Preview: Red-hot Marlins aim to take another from Pirates
TV: FOX Sports Florida
TIME: Pregame coverage begins at 3:30 p.m.
CAN'T GET TO A TV? WATCH IT LIVE ON FOX SPORTS GO
PITTSBURGH -- Trevor Williams could have a chance to help his Pittsburgh Pirates manager, Clint Hurdle, make a key decision.
The right-hander is scheduled to start Saturday afternoon against the Miami Marlins, and his performance could help the Pirates decide which starter will leave the rotation when Jameson Taillon returns.
Taillon could return as early as Monday against Colorado -- Pittsburgh has not listed a starter for that game -- after working his way back from surgery for testicular cancer. Nothing official has been announced about Taillon.
Williams (3-3, 4.57 ERA) began this season in the bullpen but will be making his seventh start Saturday. The other candidates to come out of the rotation when Taillon returns are Chad Kuhl, who earned a spot out of spring training but has been inconsistent -- he's 1-5 with a 5.63 ERA in 12 starts -- and Tyler Glasnow.
Glasnow seems to be the front-runner to take a back seat, unless Williams makes the decision more difficult with a poor outing Saturday.
Glasnow gave up seven runs, six earned, on 10 hits over four innings Friday night as Pittsburgh lost to Miami 12-7. Two of the hits were homers. Glasnow fell to 2-6 with a 7.45 ERA. He has not pitched past the sixth this season.
"We've had internal conversations going on for 10 days," Hurdle said before Friday's game. "It's not like nobody's had a thought about it and we've had our head in the sand. That's not the way we do things. I'm not going to have the conversation here because we've got three guys that have been in the mix.
"You can look at Glasnow, you can look at Kuhl and you can look at Williams, the volumes of work and do your own speculation. What we've tried to do is look at their volume of work, what they've done well, where the areas of improvement need to be, who is best served at staying here and who is best served at going back (to Triple-A Indianapolis), still continuing to start and giving us a depth option there."
In six starts since he replaced Taillon in the rotation, Williams is 2-2 with a 4.26 ERA and a 1.19 WHIP. That includes 18 strikeouts and six walks over 31 2/3 innings.

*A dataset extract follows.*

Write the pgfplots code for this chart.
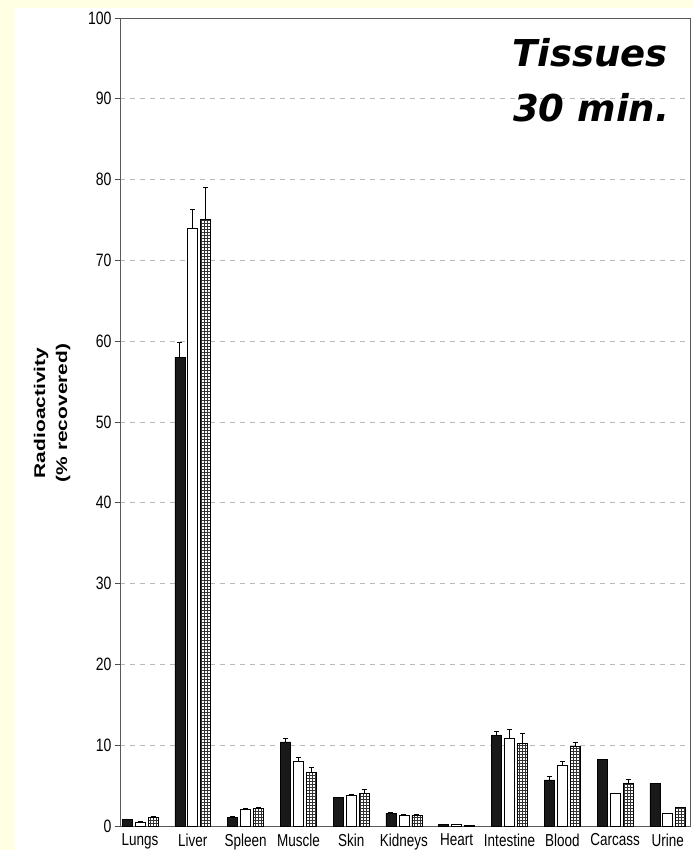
\documentclass[border=0pt]{standalone}
\usepackage{fontspec}
\setmainfont{Liberation Sans}
\newfontfamily\comic{DejaVu Sans}
\usepackage{pgfplots}
\pgfplotsset{compat=1.18}
\usetikzlibrary{patterns}
\definecolor{bgyellow}{HTML}{FFFFE4}
\newcommand{\tall}[1]{\scalebox{1}[1.28]{#1}}

\begin{document}
\begin{tikzpicture}
\path[use as bounding box] (0,0) rectangle (693pt,850pt);
\fill[bgyellow] (0,0) rectangle (693pt,850pt);
\fill[white] (15pt,0) rectangle (693pt,842pt);
\begin{axis}[
    at={(120pt,24pt)}, anchor=south west,
    scale only axis,
    width=570pt, height=808pt,
    ybar=3pt, bar width=10pt,
    xmin=-0.38, xmax=10.42,
    ymin=0, ymax=100,
    xtick={0,...,10},
    xticklabels={\tall{Lungs},\tall{Liver},\tall{Spleen},\tall{Muscle},\tall{Skin},\tall{Kidneys},\tall{Heart},\tall{Intestine},\tall{Blood},\tall{Carcass},\tall{Urine}},
    ytick={0,10,...,100},
    yticklabel={\tall{\pgfmathprintnumber{\tick}}},
    ymajorgrids=true,
    grid style={gray!55, dash pattern=on 5pt off 5pt, line width=0.7pt},
    axis line style={black!65, line width=0.8pt},
    x tick style={draw=none},
    y tick style={black!70, line width=0.7pt},
    tick align=outside, major tick length=5pt,
    ytick pos=left,
    tick label style={font=\fontsize{13.5}{16}\selectfont},
    yticklabel style={font=\fontsize{14}{16}\selectfont},
    xticklabel style={yshift=1pt},
    /pgf/number format/assume math mode=true,
    error bars/y dir=plus, error bars/y explicit,
    error bars/error bar style={black, line width=0.8pt},
    error bars/error mark options={rotate=90, mark size=2.5pt, line width=0.8pt},
]
\addplot[draw=black, fill=black!90, line width=0.6pt] coordinates {
    (0,0.8) +- (0,0.05)
    (1,58.0) +- (0,1.8)
    (2,1.1) +- (0,0.1)
    (3,10.4) +- (0,0.5)
    (4,3.5) +- (0,0.1)
    (5,1.55) +- (0,0.1)
    (6,0.15) +- (0,0)
    (7,11.25) +- (0,0.45)
    (8,5.7) +- (0,0.5)
    (9,8.2) +- (0,0)
    (10,5.3) +- (0,0)
};
\addplot[draw=black, fill=white, line width=0.8pt] coordinates {
    (0,0.5) +- (0,0.05)
    (1,74.0) +- (0,2.3)
    (2,2.1) +- (0,0.1)
    (3,8.0) +- (0,0.5)
    (4,3.75) +- (0,0.2)
    (5,1.3) +- (0,0.1)
    (6,0.2) +- (0,0)
    (7,10.85) +- (0,1.15)
    (8,7.5) +- (0,0.5)
    (9,4.0) +- (0,0)
    (10,1.6) +- (0,0)
};
\addplot[draw=black, fill=white, postaction={pattern=grid, pattern color=black!80}, line width=0.8pt] coordinates {
    (0,1.1) +- (0,0.05)
    (1,75.1) +- (0,3.9)
    (2,2.2) +- (0,0.1)
    (3,6.6) +- (0,0.6)
    (4,4.0) +- (0,0.5)
    (5,1.35) +- (0,0.1)
    (6,0.05) +- (0,0)
    (7,10.2) +- (0,1.2)
    (8,9.8) +- (0,0.6)
    (9,5.3) +- (0,0.5)
    (10,2.3) +- (0,0)
};
\end{axis}
\node[rotate=90, align=center, font=\fontsize{15.5}{22}\selectfont\bfseries] at (52pt,437pt)
    {\scalebox{1.35}[1]{Radioactivity}\\\scalebox{1.35}[1]{(\% recovered)}};
\node[anchor=base west, inner sep=0pt, font=\comic\fontsize{37}{40}\selectfont\bfseries\itshape] at (512pt,783pt) {Tissues};
\node[anchor=base west, inner sep=0pt, font=\comic\fontsize{37}{40}\selectfont\bfseries\itshape] at (513pt,728pt) {30 min.};
\end{tikzpicture}
\end{document}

On Sunday, in an 11-1 win over the New York Mets, Williams pitched a career-high seven innings and 95 pitches. He allowed one run on seven hits, walked two and struck out three.

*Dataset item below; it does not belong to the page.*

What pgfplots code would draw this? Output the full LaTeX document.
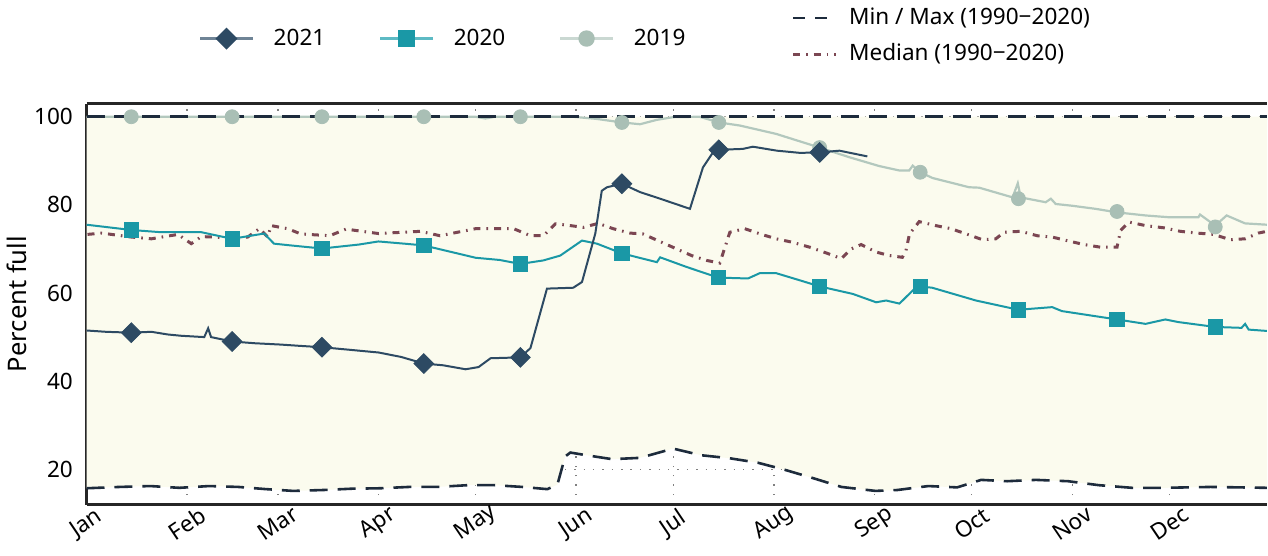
\documentclass[border=0pt]{standalone}
\usepackage{pgfplots}
\pgfplotsset{compat=1.18}
\usepgfplotslibrary{fillbetween}
\usepackage{fontspec}
\setmainfont{Noto Sans}
\definecolor{c21}{HTML}{2D4A63}
\definecolor{c21l}{HTML}{6F8496}
\definecolor{c20}{HTML}{1A98A6}
\definecolor{c20l}{HTML}{5DBAC4}
\definecolor{c19}{HTML}{A9BFB5}
\definecolor{c19l}{HTML}{B3C8BE}
\definecolor{mm}{HTML}{1D2B3C}
\definecolor{med}{HTML}{7B4652}
\definecolor{cream}{HTML}{FBFBEE}
\begin{document}
\fontsize{11}{13}\selectfont
\begin{tikzpicture}
\begin{axis}[
 name=main,
 scale only axis, width=591.5pt, height=201pt,
 xmin=0, xmax=364, ymin=12, ymax=103,
 set layers,
 axis x line*=box, axis y line*=left,
 axis line style={-, line width=1.2pt, color=black!85},
 y axis line style={-},
 xtick={0,31,59,90,120,151,181,212,243,273,304,334},
 xticklabels={Jan,Feb,Mar,Apr,May,Jun,Jul,Aug,Sep,Oct,Nov,Dec},
 ytick={20,40,60,80,100},
 major tick length=0pt,
 grid=major,
 major grid style={color=black!50, line width=0.7pt, dash pattern=on 0.7pt off 4pt},
 xticklabel style={yshift=-9.5pt, rotate=34, anchor=center},
 yticklabel style={xshift=-3pt},
 ylabel={Percent full},
 ylabel style={font=\fontsize{12.8}{15}\selectfont, yshift=-4pt},
 /pgf/number format/assume math mode=true,
 tick label style={font=\fontsize{11.3}{13}\selectfont},
 legend columns=3,
 legend cell align=left,
 legend style={draw=none, fill=none, at={(0.09,1.162)}, anchor=west,
   font=\fontsize{11.3}{13}\selectfont,
   /tikz/every odd column/.append style={column sep=8pt},
   /tikz/every even column/.append style={column sep=25pt}},
 legend image code/.code={\draw[mark repeat=2,mark phase=2] plot coordinates {(0cm,0cm) (0.46cm,0cm) (0.92cm,0cm)};},
]
\addlegendimage{c21l, line width=1.2pt, mark=square*, mark size=3.3pt, mark options={rotate=45, fill=c21, draw=c21}}
\addlegendentry{2021}
\addlegendimage{c20l, line width=1.2pt, mark=square*, mark size=3.5pt, mark options={fill=c20, draw=c20}}
\addlegendentry{2020}
\addlegendimage{c19l!70!white, line width=1.2pt, mark=*, mark size=3.5pt, mark options={fill=c19, draw=c19}}
\addlegendentry{2019}

% max line
\addplot[forget plot, draw=none, name path=maxp] coordinates {(0,100) (364,100)};
% min
\addplot[forget plot, mm, line width=1.3pt, dash pattern=on 9pt off 5pt, name path=minp] table {
0 15.7
10.2 16.0
19.7 16.2
28.6 15.8
37.8 16.2
46.8 16.0
55.4 15.5
63.7 15.1
72.9 15.3
81.8 15.6
90.7 15.7
99.4 16.0
108.3 16.0
117.5 16.4
125.8 16.4
134.4 16.0
142.1 15.5
145.2 16.5
147.6 22.9
149.2 23.8
154.1 23.2
162.1 22.3
170.7 22.6
180.9 24.7
189.5 23.2
198.4 22.5
207 21.5
215.3 19.9
224.5 17.9
232.8 16.0
243.3 15.1
250 15.3
259.6 16.2
268.5 15.9
275.9 17.6
283.9 17.3
292.8 17.6
302.7 17.3
312.2 16.4
322.4 15.8
332.2 15.8
346.7 16.0
364 15.8
};
\addplot[forget plot, fill=cream, draw=none, on layer=axis background] fill between[of=maxp and minp];

% median
\addplot[forget plot, med, line width=1.5pt, dash pattern=on 3.5pt off 3pt on 0.8pt off 3pt] table {
0.3 73.3
4.6 73.6
13.8 72.7
20 72.3
28.2 73.3
32.3 71.2
35.4 72.8
39.4 72.7
45.5 72.3
49.7 72.7
53.3 74.6
55.9 72.7
56.9 75.3
62 74.6
66.1 73.4
75 73.0
80 74.5
90 73.5
103 74.0
109 73.0
120 74.6
131.7 74.6
136.9 73.0
140.9 73.0
144.6 75.7
149.2 75.3
153.2 74.9
157.8 75.8
162.4 74.6
167.6 73.6
171.6 73.4
177.4 71.5
182 70.0
186.6 68.5
191.2 67.4
195.3 66.8
198.4 73.8
203 74.6
208.2 73.3
212.7 72.3
217.8 71.5
223 70.4
228.1 69.1
232.8 67.8
235.8 70.0
238.9 71.0
243.5 69.3
247.6 68.5
251.6 68.1
252.7 69.6
253.8 73.4
256.8 76.2
261.9 75.3
266.6 74.6
271.7 73.3
276.3 72.1
280.4 72.3
283 73.8
288.1 74.0
293.2 73.0
297.8 72.7
302.9 71.8
307.6 71.0
312.7 70.4
317.8 70.4
318.9 74.2
321.5 76.1
326.6 75.3
332.2 74.8
337.3 74.0
342.5 73.6
347.6 73.3
352.7 72.1
357.3 72.3
361.4 73.6
364 74.0
};

% 2019
\addplot[forget plot, c19l, line width=1.1pt] table {
0 100
120 100
123 99.6
126 100
150 100
157.4 99.5
165.1 98.7
170.7 98.3
175.9 99.3
180.9 99.9
189 100
195.1 98.7
201.5 98.0
212.7 96.1
226.1 93.0
235.3 90.8
244.5 88.8
250.7 87.8
253.7 87.8
254.8 88.9
257.1 87.4
260.9 86.1
272.2 84.0
275.3 83.9
285.6 81.7
287.2 84.9
288.1 81.7
295.8 80.6
297.4 81.4
298.9 80.2
304 79.8
311.2 79.1
317.8 78.3
326.6 77.6
333.7 77.2
342.9 77.2
343.4 77.8
348.1 75.3
351.6 77.6
357.3 75.8
364 75.5
};
% max dashed on top of 2019
\addplot[forget plot, mm, line width=1.3pt, dash pattern=on 9pt off 5pt] coordinates {(0,100) (364,100)};
\addplot[forget plot, only marks, mark=*, mark size=3.5pt, mark options={fill=c19, draw=c19}] table {
13.8 100
44.9 100
72.6 100
104 100
133.8 100
165.1 98.7
195 98.7
226.1 93.0
257.1 87.4
287.4 81.4
317.8 78.5
348.1 75.0
};

% 2020
\addplot[forget plot, c20, line width=1pt] table {
0 75.5
13.8 74.3
23 73.8
35.4 73.8
44.9 72.3
54.8 73.5
57.8 71.2
63 70.8
72.6 70.1
84 71.0
90 71.7
98 71.2
104 70.8
120 68.0
127.4 67.5
133.8 66.6
140.9 67.4
146.1 68.5
152.8 71.9
157.4 71.2
165.1 69.0
175.9 67.0
176.9 68.1
185.1 65.9
194.8 63.5
204 63.3
207.6 64.5
212.7 64.5
219.9 62.9
226.1 61.5
236.3 59.8
243.5 57.9
246.6 58.3
250.7 57.6
255.8 61.3
257.1 61.5
260.8 61.2
274.3 58.3
287.4 56.2
297.8 56.8
300.8 55.9
317.8 54.0
326.6 53.0
332.7 54.0
336.8 53.4
348.1 52.3
356.2 52.1
357.3 53.0
358.4 51.7
364 51.4
};
\addplot[forget plot, only marks, mark=square*, mark size=3.6pt, mark options={fill=c20, draw=c20}] table {
13.8 74.3
44.9 72.3
72.6 70.1
104 70.8
133.8 66.6
165.1 69.0
194.8 63.5
226.1 61.5
257.1 61.5
287.4 56.2
317.8 54.0
348.1 52.3
};

% 2021
\addplot[forget plot, c21, line width=1pt] table {
0 51.5
6 51.2
13.8 51.0
20 51.2
25 50.6
29.2 50.3
36.3 50.0
37.5 52.0
38.4 50.0
44.9 49.0
52 48.6
60 48.3
66 48.0
72.6 47.7
80 47.2
90.1 46.5
97 45.5
104 44.0
110 43.6
116.9 42.7
120.9 43.2
124.6 45.2
133.8 45.4
136.9 47.5
142 61.0
150.1 61.2
152.8 62.5
156.9 73.5
158.9 83.2
160.5 84.0
165.1 84.8
170.7 82.9
176.9 81.4
186.1 79.1
190.1 88.5
193.2 91.9
195 92.5
202.4 92.7
205.5 93.2
212.9 92.3
220 91.8
226.1 91.9
232.2 92.3
240.8 91.0
};
\addplot[forget plot, only marks, mark=square*, mark size=3.5pt, mark options={rotate=45, fill=c21, draw=c21}] table {
13.8 51.0
44.9 49.0
72.6 47.7
104 44.0
133.8 45.4
165.1 84.8
195 92.5
226.1 91.9
};
\end{axis}
\begin{axis}[
 at={(main.south west)}, anchor=south west,
 scale only axis, width=591.5pt, height=201pt,
 xmin=0, xmax=364, ymin=12, ymax=103,
 hide axis,
 legend cell align=left,
 legend style={draw=none, fill=none, at={(0.592,1.168)}, anchor=west,
   font=\fontsize{11.3}{13}\selectfont, row sep=4pt,
   /tikz/every odd column/.append style={column sep=4pt}},
 legend image code/.code={\draw plot coordinates {(0cm,0cm) (0.75cm,0cm)};},
]
\addlegendimage{mm, line width=1.3pt, dash pattern=on 6pt off 5pt}
\addlegendentry{Min / Max (1990−2020)}
\addlegendimage{med, line width=1.5pt, dash pattern=on 3.5pt off 3pt on 0.8pt off 3pt}
\addlegendentry{Median (1990−2020)}
\end{axis}
\end{tikzpicture}
\end{document}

"It was another push forward," Hurdle said. "The pitch count (95) got to a point where it hadn't been. Seven full innings is a place he'd never been. A really solid effort by him."
Williams is scheduled to square off against Miami right-hander Dan Straily.
Straily is 3-3 with a 3.83 ERA in his career against Pittsburgh.
He's coming off a game where he lost despite a quality start. He gave up three runs on six hits over seven innings Monday but lacked run support in a 3-1 loss to the Chicago Cubs. He had five strikeouts, no walks, his first game without a walk in a month and a half.
The loss came after he gave up a double and a homer to the first two batters.
"Obviously not the way I wanted to get going there with the first two guys," Straily told the Sun-Sentinel. "But you can't sit there and feel sorry for yourself."
At one point, he retired 10 batters in a row in that game, something he credited to a mound visit from Marlins pitching coach Juan Nieves, a tip that perhaps will carry over.
"There was something small I was doing. 'Hey, I'm noticing this,'" Straily said. "It's not really a common thing for a pitching coach to come up to you mid-game and tell you something, and he did. It was very small and I was able to make that adjustment and was able to make better-quality pitches after that."
That kicked off a seven-day, seven-game road trip for Miami, which so far is 3-2.